>> Start

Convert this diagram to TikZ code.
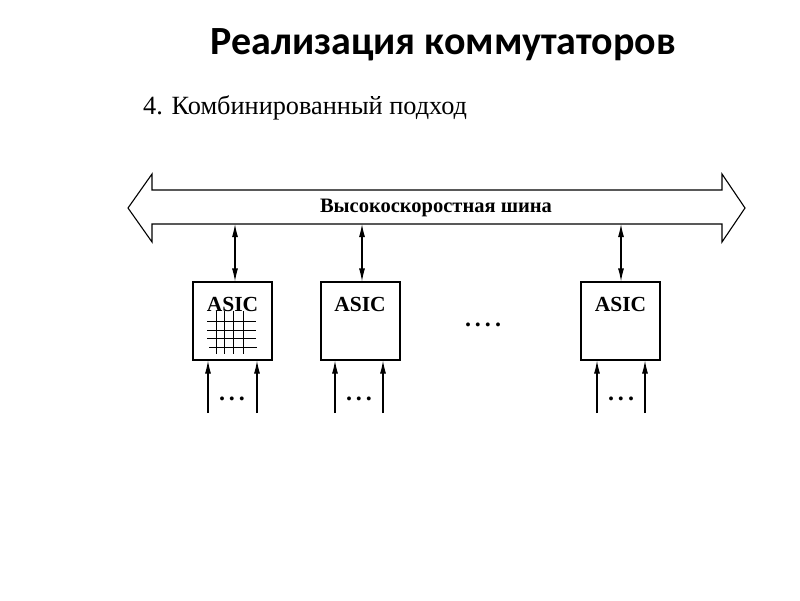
\documentclass[tikz,border=0pt]{standalone}
\usepackage{fontspec}
\setmainfont{Liberation Serif}
\newfontfamily\titlefont{Carlito}
\usetikzlibrary{arrows.meta}
\begin{document}
\begin{tikzpicture}[x=1pt,y=-1pt,
  ln/.style={line width=1.1pt},
  asicbox/.style={draw,line width=1.1pt,minimum width=79pt,minimum height=78pt,inner sep=0pt},
  asiclbl/.style={font=\bfseries\fontsize{21.5}{21.5}\selectfont,inner sep=0pt},
  tip/.style={-{Latex[length=13pt,width=6pt]}},
  dtip/.style={{Latex[length=13pt,width=6pt]}-{Latex[length=13pt,width=6pt]}},
  dots/.style={font=\bfseries\fontsize{24}{24}\selectfont,inner sep=0pt}]
\useasboundingbox (0,0) rectangle (800,600);
\node[font=\titlefont\bfseries\fontsize{40}{40}\selectfont,inner sep=0pt] (title) at (443,45) {Реализация коммутаторов};
\node[font=\fontsize{26.3}{26.3}\selectfont,inner sep=0pt,anchor=west] (sub) at (143,108) {4. Комбинированный подход};
% bus
\draw[ln] (128,208) -- (152,174) -- (152,190) -- (722,190) -- (722,174) -- (745,208)
  -- (722,242) -- (722,224) -- (152,224) -- (152,242) -- cycle;
\node[font=\bfseries\fontsize{20.5}{20.5}\selectfont,inner sep=0pt] (bus) at (436,208) {Высокоскоростная шина};
\coordinate (b1) at (235,224);
\coordinate (b2) at (362,224);
\coordinate (b3) at (621,224);
% boxes
\node[asicbox] (a1) at (232.5,321) {};
\node[asicbox] (a2) at (360.5,321) {};
\node[asicbox] (a3) at (620.5,321) {};
\node[asiclbl] (l1) at (232.5,304) {ASIC};
\node[asiclbl] (l2) at (360,304) {ASIC};
\node[asiclbl] (l3) at (620.5,304) {ASIC};
\draw[ln,dtip] (b1) -- (b1 |- a1.north);
\draw[ln,dtip] (b2) -- (b2 |- a2.north);
\draw[ln,dtip] (b3) -- (b3 |- a3.north);
% grid
\foreach \y in {321,330,338} \draw[line width=0.9pt] (207,\y) -- (256,\y);
\draw[line width=0.9pt] (209,347) -- (257,347);
\foreach \x in {216,224,233,243} \draw[line width=0.9pt] (\x,311) -- (\x,354);
% inputs
\coordinate (i11) at (208,413); \coordinate (i12) at (257,413);
\coordinate (i21) at (335,413); \coordinate (i22) at (383,413);
\coordinate (i31) at (597,413); \coordinate (i32) at (645,413);
\draw[ln,tip] (i11) -- (i11 |- a1.south);
\draw[ln,tip] (i12) -- (i12 |- a1.south);
\draw[ln,tip] (i21) -- (i21 |- a2.south);
\draw[ln,tip] (i22) -- (i22 |- a2.south);
\draw[ln,tip] (i31) -- (i31 |- a3.south);
\draw[ln,tip] (i32) -- (i32 |- a3.south);
\node[dots] (d1) at (232,399) {.\kern4pt.\kern4pt.};
\node[dots] (d2) at (359,399) {.\kern4pt.\kern4pt.};
\node[dots] (d3) at (621,399) {.\kern4pt.\kern4pt.};
\node[dots] (dm) at (483,325) {.\kern4pt.\kern4pt.\kern4pt.};
\end{tikzpicture}
\end{document}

>> End

> **TASK DESCRIPTION**: Give an exact reproduction of every line, leaving out any picture.

> **CORRECT RESULT**:
Convert this diagram to TikZ code.
\documentclass[tikz,border=0pt]{standalone}
\usepackage{fontspec}
\setmainfont{Liberation Serif}
\newfontfamily\titlefont{Carlito}
\usetikzlibrary{arrows.meta}
\begin{document}
\begin{tikzpicture}[x=1pt,y=-1pt,
  ln/.style={line width=1.1pt},
  asicbox/.style={draw,line width=1.1pt,minimum width=79pt,minimum height=78pt,inner sep=0pt},
  asiclbl/.style={font=\bfseries\fontsize{21.5}{21.5}\selectfont,inner sep=0pt},
  tip/.style={-{Latex[length=13pt,width=6pt]}},
  dtip/.style={{Latex[length=13pt,width=6pt]}-{Latex[length=13pt,width=6pt]}},
  dots/.style={font=\bfseries\fontsize{24}{24}\selectfont,inner sep=0pt}]
\useasboundingbox (0,0) rectangle (800,600);
\node[font=\titlefont\bfseries\fontsize{40}{40}\selectfont,inner sep=0pt] (title) at (443,45) {Реализация коммутаторов};
\node[font=\fontsize{26.3}{26.3}\selectfont,inner sep=0pt,anchor=west] (sub) at (143,108) {4. Комбинированный подход};
% bus
\draw[ln] (128,208) -- (152,174) -- (152,190) -- (722,190) -- (722,174) -- (745,208)
  -- (722,242) -- (722,224) -- (152,224) -- (152,242) -- cycle;
\node[font=\bfseries\fontsize{20.5}{20.5}\selectfont,inner sep=0pt] (bus) at (436,208) {Высокоскоростная шина};
\coordinate (b1) at (235,224);
\coordinate (b2) at (362,224);
\coordinate (b3) at (621,224);
% boxes
\node[asicbox] (a1) at (232.5,321) {};
\node[asicbox] (a2) at (360.5,321) {};
\node[asicbox] (a3) at (620.5,321) {};
\node[asiclbl] (l1) at (232.5,304) {ASIC};
\node[asiclbl] (l2) at (360,304) {ASIC};
\node[asiclbl] (l3) at (620.5,304) {ASIC};
\draw[ln,dtip] (b1) -- (b1 |- a1.north);
\draw[ln,dtip] (b2) -- (b2 |- a2.north);
\draw[ln,dtip] (b3) -- (b3 |- a3.north);
% grid
\foreach \y in {321,330,338} \draw[line width=0.9pt] (207,\y) -- (256,\y);
\draw[line width=0.9pt] (209,347) -- (257,347);
\foreach \x in {216,224,233,243} \draw[line width=0.9pt] (\x,311) -- (\x,354);
% inputs
\coordinate (i11) at (208,413); \coordinate (i12) at (257,413);
\coordinate (i21) at (335,413); \coordinate (i22) at (383,413);
\coordinate (i31) at (597,413); \coordinate (i32) at (645,413);
\draw[ln,tip] (i11) -- (i11 |- a1.south);
\draw[ln,tip] (i12) -- (i12 |- a1.south);
\draw[ln,tip] (i21) -- (i21 |- a2.south);
\draw[ln,tip] (i22) -- (i22 |- a2.south);
\draw[ln,tip] (i31) -- (i31 |- a3.south);
\draw[ln,tip] (i32) -- (i32 |- a3.south);
\node[dots] (d1) at (232,399) {.\kern4pt.\kern4pt.};
\node[dots] (d2) at (359,399) {.\kern4pt.\kern4pt.};
\node[dots] (d3) at (621,399) {.\kern4pt.\kern4pt.};
\node[dots] (dm) at (483,325) {.\kern4pt.\kern4pt.\kern4pt.};
\end{tikzpicture}
\end{document}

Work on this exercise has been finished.